Bland’s ambition was to perform onstage, and he left college to perform with minstrel troupes such as the Original Black Diamonds and the Bohee Minstrels before becoming a member of the celebrated Georgia Minstrels, with whom he toured the United States. The Georgia Minstrels were important as an all-black minstrel troupe that followed the successful model of all-white troupes such as the Virginia Minstrels. Like the white performers, Bland and his colleagues used burnt cork to blacken their faces, then caricatured the ways of post-Civil War African Americans. The performers stated that because they were African Americans themselves, they gave more authentic renditions of and insights into black culture than the white imitators could, and they drew large audiences from this claim. Later, the troupe was taken over by Jack Haverly and renamed Haverly’s Genuine Colored Minstrels. Bland and the troupe toured England, opening at Her Majesty’s Theater in London on July 30, 1881.

When Haverly’s Genuine Colored Minstrels returned to America in 1882, Bland remained in London. He spent the majority of his professional years in Europe, residing principally in England, where he performed for Queen Victoria and the Prince of Wales and toured Germany and Scotland, possibly earning as much as ten thousand dollars annually. British and German audiences found the comedy of his minstrel show highly entertaining, and Bland performed many solo shows—which he was said to prefer to ensemble routines—to sell-out crowds. German reviewers of the time placed Bland among the three most influential and important American musicians, along with John Philip Sousa and Stephen Foster.

Bland returned to the United States in either 1890 or 1901, according to various reports. During the early twentieth century, he was paid $250 for a musical he composed titled The Sporting Girl that never achieved success. Ultimately, at the time of his death in 1911 from tuberculosis, Bland was destitute.

Contributing to Bland’s steep financial decline was the fact that, by 1900, minstrel shows had been almost completely supplanted by vaudeville, which featured different (and generally less racist) types of variety acts. Additionally, Bland apparently let his professional contacts and friendships lapse, leaving him unable to build a new performing career upon his return to the United States.

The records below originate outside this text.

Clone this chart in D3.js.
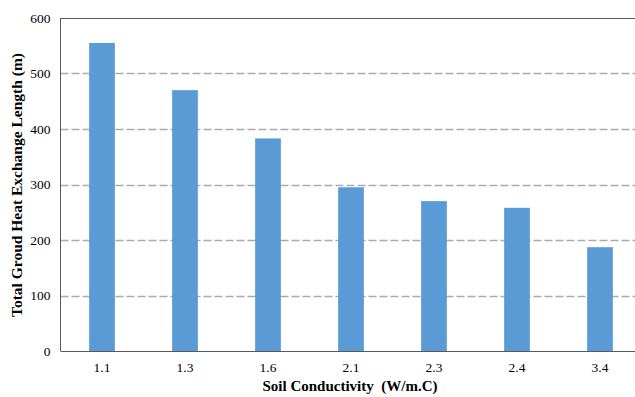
<!DOCTYPE html>
<html><head><meta charset="utf-8">
<script src="https://cdn.jsdelivr.net/npm/d3@7"></script>
<style>body{margin:0;background:#fff}svg{display:block}</style>
</head><body>
<svg id="c" width="635" height="397"></svg>
<script>
const categories = ["1.1","1.3","1.6","2.1","2.3","2.4","3.4"];
const values = [555, 470, 383, 295, 270, 258, 187];
const yTicks = [0,100,200,300,400,500,600];
const xTitle = "Soil Conductivity  (W/m.C)";
const yTitle = "Total Groud Heat Exchange Length (m)";

const svg = d3.select("#c");
const L = 60.5, T = 18, B = 351, R = 641.5;
const x = d3.scaleBand().domain(categories).range([L, R]).paddingInner(0.69).paddingOuter(0.345);
const y = d3.scaleLinear().domain([0, 600]).range([B, T]);
const FF = "Liberation Serif, Times New Roman, serif";

svg.append("g").selectAll("line").data(yTicks.filter(d => d > 0 && d < 600)).join("line")
  .attr("x1", L).attr("x2", R).attr("y1", d => Math.round(y(d)) + 0.5).attr("y2", d => Math.round(y(d)) + 0.5)
  .attr("stroke", "#ababab").attr("stroke-width", 1.3).attr("stroke-dasharray", "8,3");

svg.append("g").selectAll("rect").data(values).join("rect")
  .attr("x", (d, i) => x(categories[i])).attr("width", x.bandwidth())
  .attr("y", d => y(d)).attr("height", d => B - y(d))
  .attr("fill", "#5b9bd5");

svg.append("line").attr("x1", L).attr("x2", R).attr("y1", T + 0.5).attr("y2", T + 0.5).attr("stroke", "#595959").attr("stroke-width", 1);
svg.append("line").attr("x1", L).attr("x2", L).attr("y1", T).attr("y2", B).attr("stroke", "#595959").attr("stroke-width", 1);

const ya = svg.append("g").attr("transform", `translate(${L},0)`)
  .call(d3.axisLeft(y).tickValues(yTicks).tickSize(0).tickPadding(10));
ya.select(".domain").remove();
ya.selectAll("text").attr("font-family", FF).attr("font-size", 13.5).attr("fill", "#000");

const xa = svg.append("g").attr("transform", `translate(0,${B})`)
  .call(d3.axisBottom(x).tickSize(0).tickPadding(11));
xa.select(".domain").attr("stroke", "#595959").attr("d", `M${L},0.5H${R}`);
xa.selectAll("text").attr("font-family", FF).attr("font-size", 13.5).attr("fill", "#000");

svg.append("text").attr("x", 350).attr("y", 391).attr("text-anchor", "middle")
  .style("white-space", "pre")
  .attr("font-family", FF).attr("font-size", 15).attr("font-weight", "bold").text(xTitle);
svg.append("text").attr("transform", `translate(22,185) rotate(-90)`).attr("text-anchor", "middle")
  .attr("font-family", FF).attr("font-size", 15.5).attr("font-weight", "bold").text(yTitle);
</script>
</body></html>
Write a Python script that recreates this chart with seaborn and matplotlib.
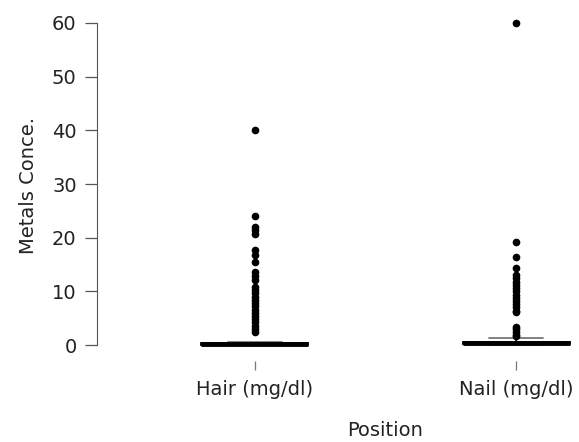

Bland was buried in an unmarked grave outside Philadelphia in the suburb of Merion. In 1939, the American Society of Composers, Authors, and Publishers (ASCAP) initiated an effort to locate his grave. Bland’s sister helped with this effort. After his burial site was identified, a commemorative headstone was placed there. The headstone maintains that Bland composed more than seven hundred songs. This number is also disputed; the Library of Congress attributes fifty-three songs to Bland but holds in its archives only thirty-eight of them.

Significance

Bland was a popular and successful performer in the United States and Europe. His significance lies almost entirely with four of his many songs: “Carry Me Back to Old Virginny” (1878), “Oh Dem Golden Slippers” (1879)—which was chosen as the theme song for Philadelphia’s annual New Years Day Mummers parade in 1903 and adapted during the 1970’s as an advertising jingle for Golden Grahams cereal (“Oh Those Golden Grahams”)—De Golden Wedding (1880), and In the Evening by the Moonlight (1880). His minstrel act and its music took inspiration from the African American work songs and spirituals to which Bland was exposed in his youth.

Bibliography

Ewen, David. Great Men of American Popular Song. Englewood Cliffs, N.J.: Prentice-Hall, 1972. Includes a chapter on Bland that describes the style of his music and how it was received.

Haskins, Jim, et al. “James Bland.” In Black Stars of Civil War Times. Hoboken, N.J.: Wiley, 2003. Accessible biography aimed at younger readers. Includes a useful sidebar describing minstrelsy.

Miller, Kelly. “The Negro ’Stephen Foster.’” Etude (July, 1939): 431-432, 472. This first published biographical sketch of Bland compares him to the famous composer Stephen Foster.

Southern, Eileen. The Music of Black Americans: A History. New York: W. W. Norton, 1997. Contains a brief, laudatory chapter on Bland and his contributions to American music and culture.

Studwell, William E., and Bruce R. Schueneman. State Songs of the United States: An Annotated Anthology. New York: Haworth Press, 1997. A useful resource because it includes the Virginia state song’s text and also the music.